*Seigo Amachi1, Tatsuya Tsuchiya1, Yasuhiro Kasahara3, Natsuko Hamamura2
(1.Chiba Univ., 2.Kyushu Univ., 3.Hokkaido Univ.)
Keywords:arsenic, microbes, genome analysis, arsenate reduction, transcriptional analysis, proteomic analysis
Arsenic is released from anaerobic sediments into groundwater as As(III) (arsenite), which threatens the health of millions of people in southern Asia. It is widely accepted that certain anaerobic bacteria, such as dissimilatory iron-reducing bacteria and dissimilatory As(V) (arsenate)-reducing bacteria, play important roles in arsenic release in nature. Although respiratory arsenate reductase genes (arrA) closely related with Geobacter species have been detected frequently in arsenic-rich sediments, it is still unclear whether they directly participate in arsenic release, mainly due to lack of pure cultures capable of arsenate reduction.

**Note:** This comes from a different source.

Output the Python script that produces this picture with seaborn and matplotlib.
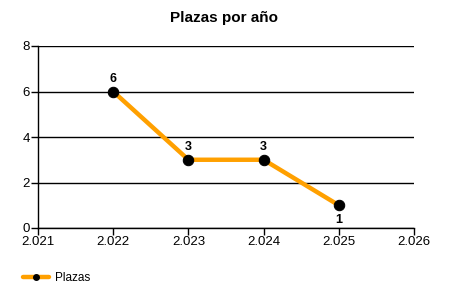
import matplotlib
matplotlib.use("Agg")
import matplotlib.pyplot as plt
import seaborn as sns
import pandas as pd
from matplotlib.ticker import FuncFormatter, MultipleLocator
from matplotlib.lines import Line2D

years = [2022, 2023, 2024, 2025]
plazas = [6, 3, 3, 1]
title = "Plazas por año"
series_name = "Plazas"

sns.set_theme(style="white")
plt.rcParams['font.family'] = ['Liberation Sans', 'DejaVu Sans']
plt.rcParams['text.color'] = 'black'
plt.rcParams['xtick.color'] = 'black'
plt.rcParams['ytick.color'] = 'black'

df = pd.DataFrame({"year": years, "value": plazas})

fig = plt.figure(figsize=(4.5, 3.0), dpi=100)
ax = fig.add_axes([38/450, 1-228/300, (414-38)/450, (228-46)/300])

sns.lineplot(data=df, x="year", y="value", ax=ax, color="#FFA000", linewidth=3.2,
             marker="o", markersize=7.5, markerfacecolor="black", markeredgecolor="black",
             label=series_name, legend=False)

ax.set_xlim(2021, 2026)
ax.set_ylim(0, 8)
ax.xaxis.set_major_locator(MultipleLocator(1))
ax.yaxis.set_major_locator(MultipleLocator(2))
ax.xaxis.set_major_formatter(FuncFormatter(lambda v, p: f"{v/1000:.3f}"))
ax.yaxis.set_major_formatter(FuncFormatter(lambda v, p: f"{int(v)}"))
ax.grid(axis="y", color="black", linewidth=1)
ax.grid(axis="x", visible=False)
for s in ["top", "right"]:
    ax.spines[s].set_visible(False)
for s in ["left", "bottom"]:
    ax.spines[s].set_color("black")
    ax.spines[s].set_linewidth(1)
ax.tick_params(axis="both", which="major", length=5, width=1, color="black",
               labelsize=9.5, pad=1, labelcolor="black", bottom=True, left=True)
ax.set_xlabel("")
ax.set_ylabel("")

for x, y in zip(years, plazas):
    if y == min(plazas):
        ax.annotate(str(y), (x, y), xytext=(0, -6), textcoords="offset points",
                    ha="center", va="top", fontsize=9, fontweight="bold", color="black")
    else:
        ax.annotate(str(y), (x, y), xytext=(0, 5), textcoords="offset points",
                    ha="center", va="bottom", fontsize=9, fontweight="bold", color="black")

fig.text(224/450, 1-18/300, title, ha="center", va="center", fontsize=11,
         fontweight="bold", color="black")

h = Line2D([0], [0], color="#FFA000", linewidth=3.2, marker="o", markersize=4,
           markerfacecolor="black", markeredgecolor="black")
fig.legend([h], [series_name], loc="center left", bbox_to_anchor=(12/450, 1-278/300),
           frameon=False, fontsize=8.5, handlelength=2.2, handletextpad=0.5,
           labelcolor="black")

fig.savefig("out.png", dpi=100)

Previously, we isolated Geobacter sp. OR-1 from Japanese paddy soil. Strain OR-1 also utilized soluble Fe(III) and ferrihydrite as electron acceptors, and catalyzed dissolution of arsenic from arsenate-adsorbed ferrihydrite. Furthermore, inoculation of strain OR-1 into sterilized paddy soil successfully restored arsenic release. In this study, we analyzed draft genome sequence of strain OR-1, and found two distinct “arsenic islands”, the genomic regions highly enriched with arsenic-metabolizing genes. One consisted of arrAB, and they are also flanked with genes for arsenic resistance (arsADR and acr3) Another island consisted mainly of genes for arsenic resistance including that for a detoxifying arsenate reductase ArsC. Transcriptional analysis revealed that most of these genes were expressed specifically in the presence of arsenic, and that the expression of arrA was more than 30 times higher in the presence of arsenic. Comprehensive proteomic analysis by means of 1D SDS-PAGE and LC-MS/MS showed that not only arsenic-metabolizing proteins but also those involved in oxidative stress response, protein folding, molecular chaperones, phosphate uptake, and sulfur metabolism were expressed cooperatively in the presence of arsenic. Our results shed light on how microbes cope with this toxic metalloid, and play an important role in the biogeochemical cycling of arsenic.